- _MATERIAL FOR THE TASK_:
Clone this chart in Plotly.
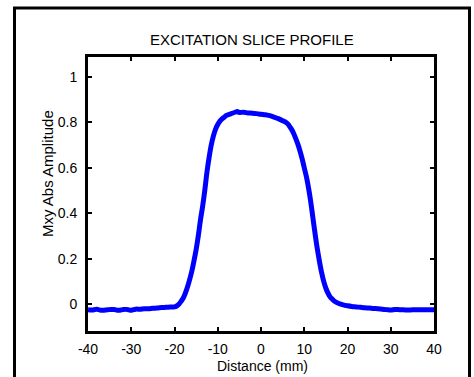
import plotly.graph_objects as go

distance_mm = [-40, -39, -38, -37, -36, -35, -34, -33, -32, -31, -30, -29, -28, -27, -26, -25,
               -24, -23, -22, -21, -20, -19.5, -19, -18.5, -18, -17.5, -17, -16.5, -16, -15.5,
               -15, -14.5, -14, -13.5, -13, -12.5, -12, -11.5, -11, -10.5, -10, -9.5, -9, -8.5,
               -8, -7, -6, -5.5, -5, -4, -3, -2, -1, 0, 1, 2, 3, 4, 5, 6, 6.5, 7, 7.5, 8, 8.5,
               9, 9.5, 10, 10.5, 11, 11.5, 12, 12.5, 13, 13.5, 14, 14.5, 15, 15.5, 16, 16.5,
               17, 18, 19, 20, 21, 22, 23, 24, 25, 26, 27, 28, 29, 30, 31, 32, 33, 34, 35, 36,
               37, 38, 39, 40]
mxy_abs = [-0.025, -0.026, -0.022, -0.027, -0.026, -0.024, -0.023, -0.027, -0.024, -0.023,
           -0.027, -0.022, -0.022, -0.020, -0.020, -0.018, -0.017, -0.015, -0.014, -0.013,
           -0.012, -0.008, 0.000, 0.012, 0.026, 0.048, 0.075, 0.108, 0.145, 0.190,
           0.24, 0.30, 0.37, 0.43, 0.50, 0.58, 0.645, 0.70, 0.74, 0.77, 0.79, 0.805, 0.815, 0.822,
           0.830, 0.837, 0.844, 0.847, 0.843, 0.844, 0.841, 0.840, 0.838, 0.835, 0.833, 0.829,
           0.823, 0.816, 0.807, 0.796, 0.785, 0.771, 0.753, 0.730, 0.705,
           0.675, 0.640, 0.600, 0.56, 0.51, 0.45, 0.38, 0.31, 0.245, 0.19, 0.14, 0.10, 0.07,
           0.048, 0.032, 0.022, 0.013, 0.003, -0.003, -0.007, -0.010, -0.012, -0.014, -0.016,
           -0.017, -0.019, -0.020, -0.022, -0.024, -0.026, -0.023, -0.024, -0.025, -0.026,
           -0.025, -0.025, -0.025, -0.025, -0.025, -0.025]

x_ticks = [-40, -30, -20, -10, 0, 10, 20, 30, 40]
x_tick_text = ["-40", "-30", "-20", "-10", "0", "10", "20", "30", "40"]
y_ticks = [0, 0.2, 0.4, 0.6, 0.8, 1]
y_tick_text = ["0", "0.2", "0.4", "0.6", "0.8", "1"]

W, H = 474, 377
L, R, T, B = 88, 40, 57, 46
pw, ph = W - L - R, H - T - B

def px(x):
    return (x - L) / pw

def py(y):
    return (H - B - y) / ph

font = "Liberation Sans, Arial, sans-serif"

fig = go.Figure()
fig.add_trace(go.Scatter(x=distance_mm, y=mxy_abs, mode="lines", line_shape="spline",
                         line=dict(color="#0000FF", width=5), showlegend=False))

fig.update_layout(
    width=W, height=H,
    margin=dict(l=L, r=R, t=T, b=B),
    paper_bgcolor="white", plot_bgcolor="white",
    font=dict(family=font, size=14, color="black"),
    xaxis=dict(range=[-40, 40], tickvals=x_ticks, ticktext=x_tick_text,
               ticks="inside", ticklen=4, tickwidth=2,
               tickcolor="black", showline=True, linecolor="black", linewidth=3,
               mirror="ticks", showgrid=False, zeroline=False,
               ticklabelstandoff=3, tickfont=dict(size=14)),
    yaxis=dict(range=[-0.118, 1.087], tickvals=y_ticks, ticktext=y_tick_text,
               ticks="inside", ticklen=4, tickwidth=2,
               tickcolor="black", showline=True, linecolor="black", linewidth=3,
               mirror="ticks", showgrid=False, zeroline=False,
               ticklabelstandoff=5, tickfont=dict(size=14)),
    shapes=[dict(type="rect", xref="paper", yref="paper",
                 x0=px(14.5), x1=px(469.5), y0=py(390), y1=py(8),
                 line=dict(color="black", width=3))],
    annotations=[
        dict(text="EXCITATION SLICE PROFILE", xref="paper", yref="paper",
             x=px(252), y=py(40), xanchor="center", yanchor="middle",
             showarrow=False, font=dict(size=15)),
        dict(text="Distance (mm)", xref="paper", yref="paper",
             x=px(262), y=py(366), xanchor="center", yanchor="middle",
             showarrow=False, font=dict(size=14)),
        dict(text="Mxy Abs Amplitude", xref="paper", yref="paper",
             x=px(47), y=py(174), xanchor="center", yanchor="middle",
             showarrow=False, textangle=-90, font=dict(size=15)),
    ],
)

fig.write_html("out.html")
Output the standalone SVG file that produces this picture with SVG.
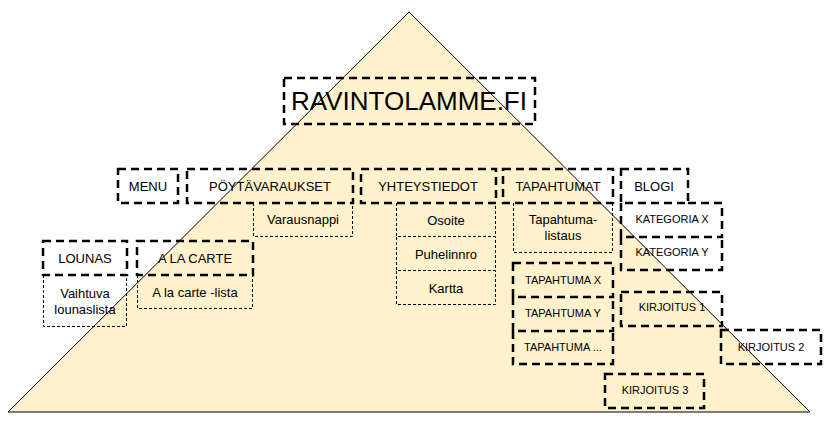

- _TASK TO CARRY OUT_: Repeat every record precisely. Any picture among them stays out of the copy.

- _EXERCISE RESPONSE_:
Clone this chart in Plotly.
import plotly.graph_objects as go

distance_mm = [-40, -39, -38, -37, -36, -35, -34, -33, -32, -31, -30, -29, -28, -27, -26, -25,
               -24, -23, -22, -21, -20, -19.5, -19, -18.5, -18, -17.5, -17, -16.5, -16, -15.5,
               -15, -14.5, -14, -13.5, -13, -12.5, -12, -11.5, -11, -10.5, -10, -9.5, -9, -8.5,
               -8, -7, -6, -5.5, -5, -4, -3, -2, -1, 0, 1, 2, 3, 4, 5, 6, 6.5, 7, 7.5, 8, 8.5,
               9, 9.5, 10, 10.5, 11, 11.5, 12, 12.5, 13, 13.5, 14, 14.5, 15, 15.5, 16, 16.5,
               17, 18, 19, 20, 21, 22, 23, 24, 25, 26, 27, 28, 29, 30, 31, 32, 33, 34, 35, 36,
               37, 38, 39, 40]
mxy_abs = [-0.025, -0.026, -0.022, -0.027, -0.026, -0.024, -0.023, -0.027, -0.024, -0.023,
           -0.027, -0.022, -0.022, -0.020, -0.020, -0.018, -0.017, -0.015, -0.014, -0.013,
           -0.012, -0.008, 0.000, 0.012, 0.026, 0.048, 0.075, 0.108, 0.145, 0.190,
           0.24, 0.30, 0.37, 0.43, 0.50, 0.58, 0.645, 0.70, 0.74, 0.77, 0.79, 0.805, 0.815, 0.822,
           0.830, 0.837, 0.844, 0.847, 0.843, 0.844, 0.841, 0.840, 0.838, 0.835, 0.833, 0.829,
           0.823, 0.816, 0.807, 0.796, 0.785, 0.771, 0.753, 0.730, 0.705,
           0.675, 0.640, 0.600, 0.56, 0.51, 0.45, 0.38, 0.31, 0.245, 0.19, 0.14, 0.10, 0.07,
           0.048, 0.032, 0.022, 0.013, 0.003, -0.003, -0.007, -0.010, -0.012, -0.014, -0.016,
           -0.017, -0.019, -0.020, -0.022, -0.024, -0.026, -0.023, -0.024, -0.025, -0.026,
           -0.025, -0.025, -0.025, -0.025, -0.025, -0.025]

x_ticks = [-40, -30, -20, -10, 0, 10, 20, 30, 40]
x_tick_text = ["-40", "-30", "-20", "-10", "0", "10", "20", "30", "40"]
y_ticks = [0, 0.2, 0.4, 0.6, 0.8, 1]
y_tick_text = ["0", "0.2", "0.4", "0.6", "0.8", "1"]

W, H = 474, 377
L, R, T, B = 88, 40, 57, 46
pw, ph = W - L - R, H - T - B

def px(x):
    return (x - L) / pw

def py(y):
    return (H - B - y) / ph

font = "Liberation Sans, Arial, sans-serif"

fig = go.Figure()
fig.add_trace(go.Scatter(x=distance_mm, y=mxy_abs, mode="lines", line_shape="spline",
                         line=dict(color="#0000FF", width=5), showlegend=False))

fig.update_layout(
    width=W, height=H,
    margin=dict(l=L, r=R, t=T, b=B),
    paper_bgcolor="white", plot_bgcolor="white",
    font=dict(family=font, size=14, color="black"),
    xaxis=dict(range=[-40, 40], tickvals=x_ticks, ticktext=x_tick_text,
               ticks="inside", ticklen=4, tickwidth=2,
               tickcolor="black", showline=True, linecolor="black", linewidth=3,
               mirror="ticks", showgrid=False, zeroline=False,
               ticklabelstandoff=3, tickfont=dict(size=14)),
    yaxis=dict(range=[-0.118, 1.087], tickvals=y_ticks, ticktext=y_tick_text,
               ticks="inside", ticklen=4, tickwidth=2,
               tickcolor="black", showline=True, linecolor="black", linewidth=3,
               mirror="ticks", showgrid=False, zeroline=False,
               ticklabelstandoff=5, tickfont=dict(size=14)),
    shapes=[dict(type="rect", xref="paper", yref="paper",
                 x0=px(14.5), x1=px(469.5), y0=py(390), y1=py(8),
                 line=dict(color="black", width=3))],
    annotations=[
        dict(text="EXCITATION SLICE PROFILE", xref="paper", yref="paper",
             x=px(252), y=py(40), xanchor="center", yanchor="middle",
             showarrow=False, font=dict(size=15)),
        dict(text="Distance (mm)", xref="paper", yref="paper",
             x=px(262), y=py(366), xanchor="center", yanchor="middle",
             showarrow=False, font=dict(size=14)),
        dict(text="Mxy Abs Amplitude", xref="paper", yref="paper",
             x=px(47), y=py(174), xanchor="center", yanchor="middle",
             showarrow=False, textangle=-90, font=dict(size=15)),
    ],
)

fig.write_html("out.html")
Output the standalone SVG file that produces this picture with SVG.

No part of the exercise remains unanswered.